There are so many layers to this. It's spring. The butterfly is totally at peace and is unaware the bell may disturb it's sleep. There is a feeling of beauty and impermanence. We can identify with the butterfly in that we need to relax even though we never know what is around the corner. The butterfly has chosen a "temple bell" for it's refuge.
 

Master Vigil

Well-Known Member
I love haiku as well, for the same reason. It is also the reason I love sonnets. They are short, and are able to sum up alot in little words. I think I like sonnets more because of the rhyming scheme. I love rhyme, I just don't seem to like poems that don't rhyme too much. Some are good, very good. But there is just something about a rhyming scheme that just lets a poem flow like music.
 

pegan

Member
Call me inoriginal, but I love things without forms or definite patterns. Poems that flow, without the predictability or the stress of form.

~*Pegan*~
 

Master Vigil

Well-Known Member
Another thing I like about rhyming schemes and meter schemes is it makes poetry like a puzzle. Like any kid can sit down and just rant out words. But a good poet can fit those words together beautifully and make them rhyme and flow and sound beautiful while making it sound like the schemes aren't present.
 

pegan

Member
Yet at the same time, if someone gets too hung up on rhyming words and fitting patterns, sometimes the meaning is completely overlooked. I love rhyming poems by poets who can make a form work, but at the same time, I'm all for the meaning.

~*Pegan*~
 

Lightkeeper

Well-Known Member
I studied and wrote poetry for several years. Even lyrical poets practice formal poetry forms and rhyme schemes. Because, within a good unrhymed poem is meter and deep attention to word usage. Many poets use internal rhyme, etc. An good unrhymed poem is highly structured.
 

pegan

Member
True, even I realize that. I've been writing poetry for several years now. I just can't stand people getting so stuck on wording that they completely skip over the meaning of their own poetry.

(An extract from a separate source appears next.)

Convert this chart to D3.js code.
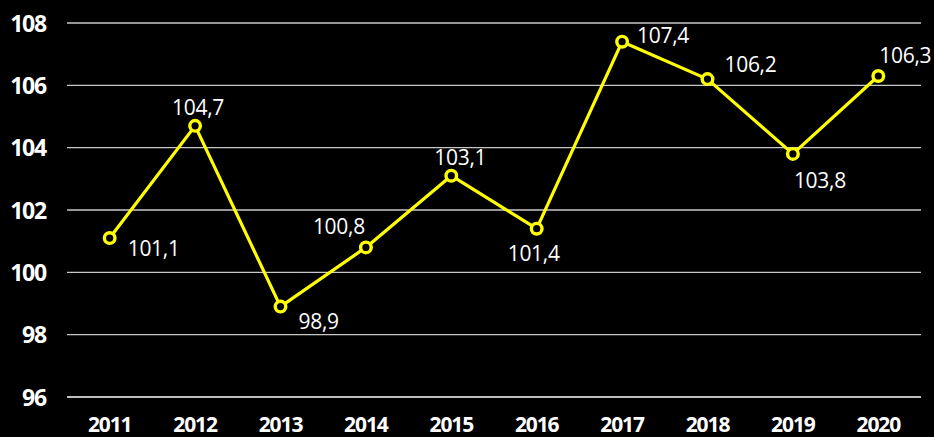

I do love many forms of poetry, rhyming or no. :love:

~*Pegan*~
 

pegan

Member
My poetry links me to my mysterious first name. Which shall never be revealed. I'm paranoid, you could say. Even though I have about six different places in the Google search. :mad:

So I shall read other poetry, and remain just Pegan. :lol:

~*Pegan*~
 

Master Vigil

Well-Known Member
Yes, all I'm saying is that I hate when people just try to slop down some words and call it poetry. It takes a good poet with good writing skill to make a poem work. Form and meaning.

I also really like poetry where the meaning is hidden. Then you have to study it and actually do some work to find it. It makes the meaning all the more meaningful.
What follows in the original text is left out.